OBJECTIVE:
Will you repeat only the lines from the one with "What TikZ code" through the one with "width=7.7cm, minimum height=1.12cm]", both included, leaving every picture out?

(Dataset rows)
====================
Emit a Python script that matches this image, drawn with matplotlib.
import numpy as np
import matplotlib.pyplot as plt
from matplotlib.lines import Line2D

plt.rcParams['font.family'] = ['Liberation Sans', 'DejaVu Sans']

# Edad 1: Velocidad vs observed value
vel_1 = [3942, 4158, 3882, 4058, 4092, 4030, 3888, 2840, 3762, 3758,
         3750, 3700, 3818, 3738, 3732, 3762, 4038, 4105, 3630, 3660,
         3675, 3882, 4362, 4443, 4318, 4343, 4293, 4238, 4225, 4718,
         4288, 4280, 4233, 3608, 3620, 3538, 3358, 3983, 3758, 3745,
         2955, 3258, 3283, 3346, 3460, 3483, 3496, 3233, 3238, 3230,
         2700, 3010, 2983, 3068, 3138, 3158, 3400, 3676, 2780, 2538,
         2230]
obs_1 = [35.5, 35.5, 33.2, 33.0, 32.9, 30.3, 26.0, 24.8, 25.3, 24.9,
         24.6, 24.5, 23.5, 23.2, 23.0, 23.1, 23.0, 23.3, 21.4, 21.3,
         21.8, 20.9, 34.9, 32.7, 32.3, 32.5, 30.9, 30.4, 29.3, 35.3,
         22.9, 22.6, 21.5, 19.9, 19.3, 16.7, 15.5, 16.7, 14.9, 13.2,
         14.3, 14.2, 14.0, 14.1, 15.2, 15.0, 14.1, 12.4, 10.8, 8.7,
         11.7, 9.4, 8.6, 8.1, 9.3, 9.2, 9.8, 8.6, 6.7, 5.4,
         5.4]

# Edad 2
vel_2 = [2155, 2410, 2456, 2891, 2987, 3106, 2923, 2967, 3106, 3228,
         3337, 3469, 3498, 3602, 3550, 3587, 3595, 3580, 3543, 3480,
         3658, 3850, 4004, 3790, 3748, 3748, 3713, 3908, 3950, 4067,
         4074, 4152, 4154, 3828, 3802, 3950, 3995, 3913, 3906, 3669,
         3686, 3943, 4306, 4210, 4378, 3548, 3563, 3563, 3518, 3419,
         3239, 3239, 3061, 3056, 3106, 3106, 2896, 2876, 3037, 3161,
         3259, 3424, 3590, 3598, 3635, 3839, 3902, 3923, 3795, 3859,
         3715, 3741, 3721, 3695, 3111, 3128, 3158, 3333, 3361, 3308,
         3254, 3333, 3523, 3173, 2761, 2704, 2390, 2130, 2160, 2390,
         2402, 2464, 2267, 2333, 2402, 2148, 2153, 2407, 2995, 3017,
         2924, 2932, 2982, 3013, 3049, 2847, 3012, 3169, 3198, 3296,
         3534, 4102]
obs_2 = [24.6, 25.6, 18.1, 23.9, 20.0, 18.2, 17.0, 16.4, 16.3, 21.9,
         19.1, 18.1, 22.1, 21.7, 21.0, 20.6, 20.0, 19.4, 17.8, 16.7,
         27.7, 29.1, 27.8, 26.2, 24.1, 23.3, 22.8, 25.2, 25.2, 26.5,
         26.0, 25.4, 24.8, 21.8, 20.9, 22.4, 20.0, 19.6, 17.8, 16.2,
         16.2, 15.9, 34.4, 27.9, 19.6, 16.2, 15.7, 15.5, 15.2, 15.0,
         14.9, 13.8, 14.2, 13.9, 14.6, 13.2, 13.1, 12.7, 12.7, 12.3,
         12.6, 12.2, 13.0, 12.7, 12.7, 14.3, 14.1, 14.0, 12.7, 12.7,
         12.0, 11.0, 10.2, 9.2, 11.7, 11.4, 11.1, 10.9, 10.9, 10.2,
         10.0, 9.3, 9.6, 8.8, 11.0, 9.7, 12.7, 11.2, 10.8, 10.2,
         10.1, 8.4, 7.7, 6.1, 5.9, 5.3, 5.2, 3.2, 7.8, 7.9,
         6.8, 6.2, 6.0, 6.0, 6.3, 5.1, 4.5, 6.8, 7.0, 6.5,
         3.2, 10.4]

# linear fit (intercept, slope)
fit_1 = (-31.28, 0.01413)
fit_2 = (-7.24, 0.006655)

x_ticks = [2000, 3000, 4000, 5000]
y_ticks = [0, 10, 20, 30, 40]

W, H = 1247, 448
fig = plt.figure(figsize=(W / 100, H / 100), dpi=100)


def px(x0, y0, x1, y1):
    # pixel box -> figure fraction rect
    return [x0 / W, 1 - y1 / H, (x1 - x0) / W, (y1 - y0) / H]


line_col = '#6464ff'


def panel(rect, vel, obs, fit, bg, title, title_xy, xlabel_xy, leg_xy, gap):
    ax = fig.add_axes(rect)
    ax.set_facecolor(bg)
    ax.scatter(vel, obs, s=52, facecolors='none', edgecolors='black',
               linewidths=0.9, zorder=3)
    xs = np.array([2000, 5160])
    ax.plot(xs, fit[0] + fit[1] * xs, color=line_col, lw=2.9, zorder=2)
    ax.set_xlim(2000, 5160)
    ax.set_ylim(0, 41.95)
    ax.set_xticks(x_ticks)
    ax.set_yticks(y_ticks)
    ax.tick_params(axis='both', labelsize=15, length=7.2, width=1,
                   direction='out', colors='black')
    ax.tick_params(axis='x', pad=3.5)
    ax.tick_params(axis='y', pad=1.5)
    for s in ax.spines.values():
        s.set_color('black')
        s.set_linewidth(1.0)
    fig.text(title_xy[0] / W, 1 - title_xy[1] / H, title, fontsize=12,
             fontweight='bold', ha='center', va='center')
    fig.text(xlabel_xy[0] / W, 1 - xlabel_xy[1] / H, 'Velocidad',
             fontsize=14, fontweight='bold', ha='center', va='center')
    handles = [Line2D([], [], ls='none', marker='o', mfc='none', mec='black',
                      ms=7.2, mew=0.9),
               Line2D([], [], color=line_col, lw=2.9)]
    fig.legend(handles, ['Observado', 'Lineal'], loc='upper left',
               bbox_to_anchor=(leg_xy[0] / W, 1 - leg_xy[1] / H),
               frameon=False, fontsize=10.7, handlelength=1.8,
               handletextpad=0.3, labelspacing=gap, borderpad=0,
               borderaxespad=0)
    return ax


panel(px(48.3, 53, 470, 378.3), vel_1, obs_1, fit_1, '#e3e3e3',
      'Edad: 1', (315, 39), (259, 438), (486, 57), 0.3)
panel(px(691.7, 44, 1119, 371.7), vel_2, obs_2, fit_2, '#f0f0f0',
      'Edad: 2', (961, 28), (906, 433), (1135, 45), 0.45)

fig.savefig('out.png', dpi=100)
====================
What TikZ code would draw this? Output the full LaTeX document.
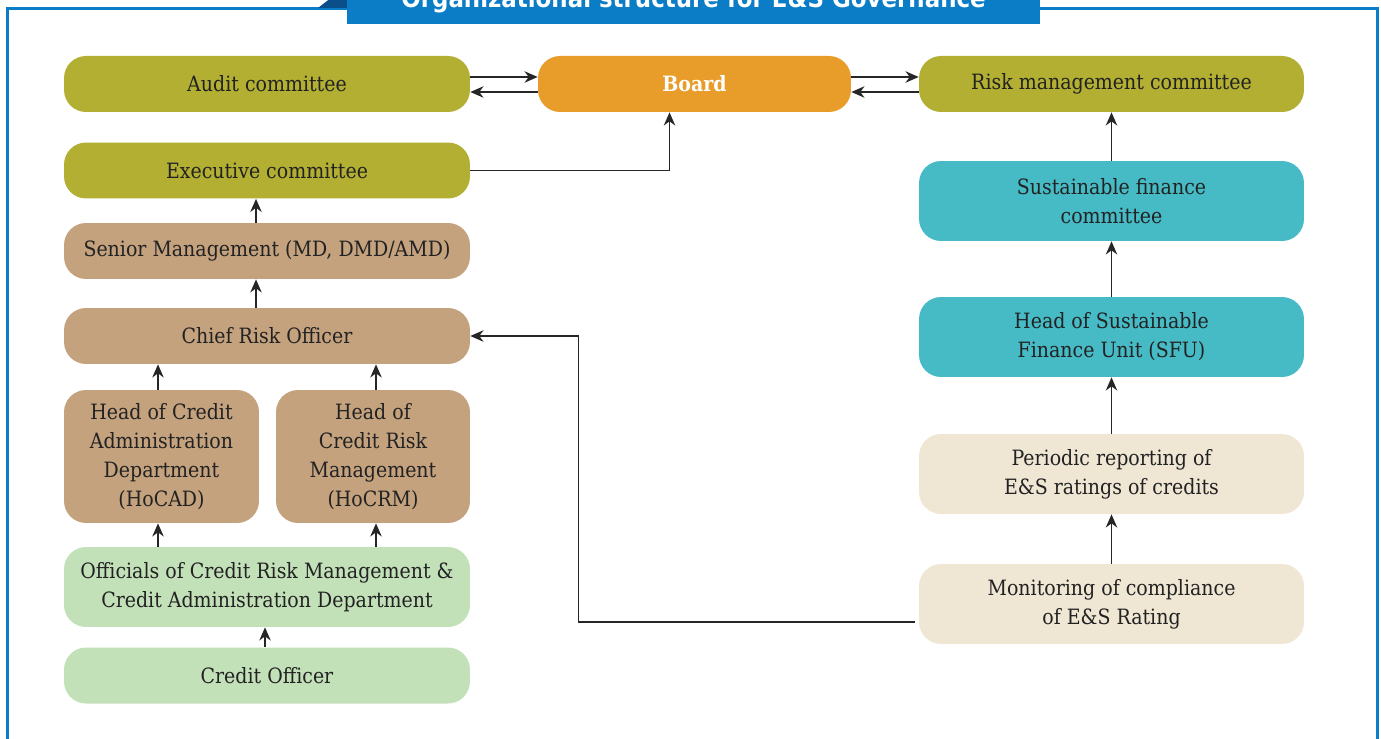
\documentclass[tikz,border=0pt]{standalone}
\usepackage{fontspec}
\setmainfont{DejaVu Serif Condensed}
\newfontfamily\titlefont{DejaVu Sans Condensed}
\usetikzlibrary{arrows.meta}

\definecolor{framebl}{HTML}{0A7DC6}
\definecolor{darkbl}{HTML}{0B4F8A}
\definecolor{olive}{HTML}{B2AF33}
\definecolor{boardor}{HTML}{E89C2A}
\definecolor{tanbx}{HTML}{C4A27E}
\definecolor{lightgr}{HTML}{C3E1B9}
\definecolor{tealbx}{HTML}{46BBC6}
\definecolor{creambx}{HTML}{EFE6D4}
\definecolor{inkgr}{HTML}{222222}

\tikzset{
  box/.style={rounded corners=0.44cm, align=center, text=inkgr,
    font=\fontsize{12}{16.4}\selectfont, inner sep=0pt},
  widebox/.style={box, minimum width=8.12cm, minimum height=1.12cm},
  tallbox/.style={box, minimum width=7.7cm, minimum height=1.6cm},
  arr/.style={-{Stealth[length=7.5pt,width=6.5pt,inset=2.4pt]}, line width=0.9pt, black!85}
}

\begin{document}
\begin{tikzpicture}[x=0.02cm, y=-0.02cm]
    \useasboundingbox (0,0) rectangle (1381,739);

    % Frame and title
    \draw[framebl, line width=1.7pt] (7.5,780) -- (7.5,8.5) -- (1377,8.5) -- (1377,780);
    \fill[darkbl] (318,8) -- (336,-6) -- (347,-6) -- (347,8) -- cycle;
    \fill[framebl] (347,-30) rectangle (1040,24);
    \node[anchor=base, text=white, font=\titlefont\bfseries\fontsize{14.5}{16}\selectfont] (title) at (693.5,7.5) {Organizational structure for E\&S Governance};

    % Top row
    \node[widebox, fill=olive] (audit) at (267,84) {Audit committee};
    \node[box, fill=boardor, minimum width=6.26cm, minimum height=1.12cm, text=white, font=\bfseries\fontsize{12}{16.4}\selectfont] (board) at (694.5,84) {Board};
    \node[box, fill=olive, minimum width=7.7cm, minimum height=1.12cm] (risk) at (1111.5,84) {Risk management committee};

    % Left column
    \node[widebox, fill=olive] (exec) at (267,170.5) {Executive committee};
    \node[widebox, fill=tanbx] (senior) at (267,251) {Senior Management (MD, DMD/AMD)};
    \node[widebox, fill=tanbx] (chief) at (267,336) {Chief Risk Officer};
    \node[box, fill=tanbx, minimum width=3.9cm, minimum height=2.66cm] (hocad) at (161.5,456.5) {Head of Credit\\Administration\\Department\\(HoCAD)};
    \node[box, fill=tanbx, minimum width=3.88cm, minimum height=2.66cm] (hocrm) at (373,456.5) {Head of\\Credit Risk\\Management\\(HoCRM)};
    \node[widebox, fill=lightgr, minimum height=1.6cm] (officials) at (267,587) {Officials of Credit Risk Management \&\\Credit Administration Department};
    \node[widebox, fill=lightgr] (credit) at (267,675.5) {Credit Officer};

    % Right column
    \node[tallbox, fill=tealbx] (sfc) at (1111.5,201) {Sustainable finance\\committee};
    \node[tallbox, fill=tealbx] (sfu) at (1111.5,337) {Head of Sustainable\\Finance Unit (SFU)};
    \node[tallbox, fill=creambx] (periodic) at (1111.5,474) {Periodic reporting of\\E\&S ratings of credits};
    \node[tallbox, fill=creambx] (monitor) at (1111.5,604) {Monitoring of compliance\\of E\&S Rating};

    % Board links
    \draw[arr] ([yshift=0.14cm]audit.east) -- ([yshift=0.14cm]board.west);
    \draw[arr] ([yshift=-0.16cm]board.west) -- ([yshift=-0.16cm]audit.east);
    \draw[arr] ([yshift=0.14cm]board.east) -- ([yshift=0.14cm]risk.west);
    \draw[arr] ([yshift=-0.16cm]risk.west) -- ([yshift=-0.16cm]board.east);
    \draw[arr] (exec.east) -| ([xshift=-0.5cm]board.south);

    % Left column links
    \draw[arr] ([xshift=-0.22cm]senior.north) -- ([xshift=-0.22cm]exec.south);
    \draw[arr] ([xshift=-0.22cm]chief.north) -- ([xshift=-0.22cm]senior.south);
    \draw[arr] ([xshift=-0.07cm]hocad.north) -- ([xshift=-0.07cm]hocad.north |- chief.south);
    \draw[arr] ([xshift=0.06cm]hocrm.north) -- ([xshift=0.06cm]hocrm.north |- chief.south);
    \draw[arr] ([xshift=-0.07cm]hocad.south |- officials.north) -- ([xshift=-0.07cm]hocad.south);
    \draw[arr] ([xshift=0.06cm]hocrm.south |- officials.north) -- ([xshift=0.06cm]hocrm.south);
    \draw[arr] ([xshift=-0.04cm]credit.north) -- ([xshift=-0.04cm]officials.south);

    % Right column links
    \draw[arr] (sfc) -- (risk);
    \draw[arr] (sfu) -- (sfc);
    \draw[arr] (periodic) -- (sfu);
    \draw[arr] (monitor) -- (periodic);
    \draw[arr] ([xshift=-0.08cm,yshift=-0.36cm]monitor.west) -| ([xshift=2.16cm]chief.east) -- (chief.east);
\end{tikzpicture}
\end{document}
====================
TASK ANSWER:
What TikZ code would draw this? Output the full LaTeX document.
\documentclass[tikz,border=0pt]{standalone}
\usepackage{fontspec}
\setmainfont{DejaVu Serif Condensed}
\newfontfamily\titlefont{DejaVu Sans Condensed}
\usetikzlibrary{arrows.meta}

\definecolor{framebl}{HTML}{0A7DC6}
\definecolor{darkbl}{HTML}{0B4F8A}
\definecolor{olive}{HTML}{B2AF33}
\definecolor{boardor}{HTML}{E89C2A}
\definecolor{tanbx}{HTML}{C4A27E}
\definecolor{lightgr}{HTML}{C3E1B9}
\definecolor{tealbx}{HTML}{46BBC6}
\definecolor{creambx}{HTML}{EFE6D4}
\definecolor{inkgr}{HTML}{222222}

\tikzset{
  box/.style={rounded corners=0.44cm, align=center, text=inkgr,
    font=\fontsize{12}{16.4}\selectfont, inner sep=0pt},
  widebox/.style={box, minimum width=8.12cm, minimum height=1.12cm},
  tallbox/.style={box, minimum width=7.7cm, minimum height=1.6cm},
  arr/.style={-{Stealth[length=7.5pt,width=6.5pt,inset=2.4pt]}, line width=0.9pt, black!85}
}

\begin{document}
\begin{tikzpicture}[x=0.02cm, y=-0.02cm]
    \useasboundingbox (0,0) rectangle (1381,739);

    % Frame and title
    \draw[framebl, line width=1.7pt] (7.5,780) -- (7.5,8.5) -- (1377,8.5) -- (1377,780);
    \fill[darkbl] (318,8) -- (336,-6) -- (347,-6) -- (347,8) -- cycle;
    \fill[framebl] (347,-30) rectangle (1040,24);
    \node[anchor=base, text=white, font=\titlefont\bfseries\fontsize{14.5}{16}\selectfont] (title) at (693.5,7.5) {Organizational structure for E\&S Governance};

    % Top row
    \node[widebox, fill=olive] (audit) at (267,84) {Audit committee};
    \node[box, fill=boardor, minimum width=6.26cm, minimum height=1.12cm, text=white, font=\bfseries\fontsize{12}{16.4}\selectfont] (board) at (694.5,84) {Board};
    \node[box, fill=olive, minimum width=7.7cm, minimum height=1.12cm] (risk) at (1111.5,84) {Risk management committee};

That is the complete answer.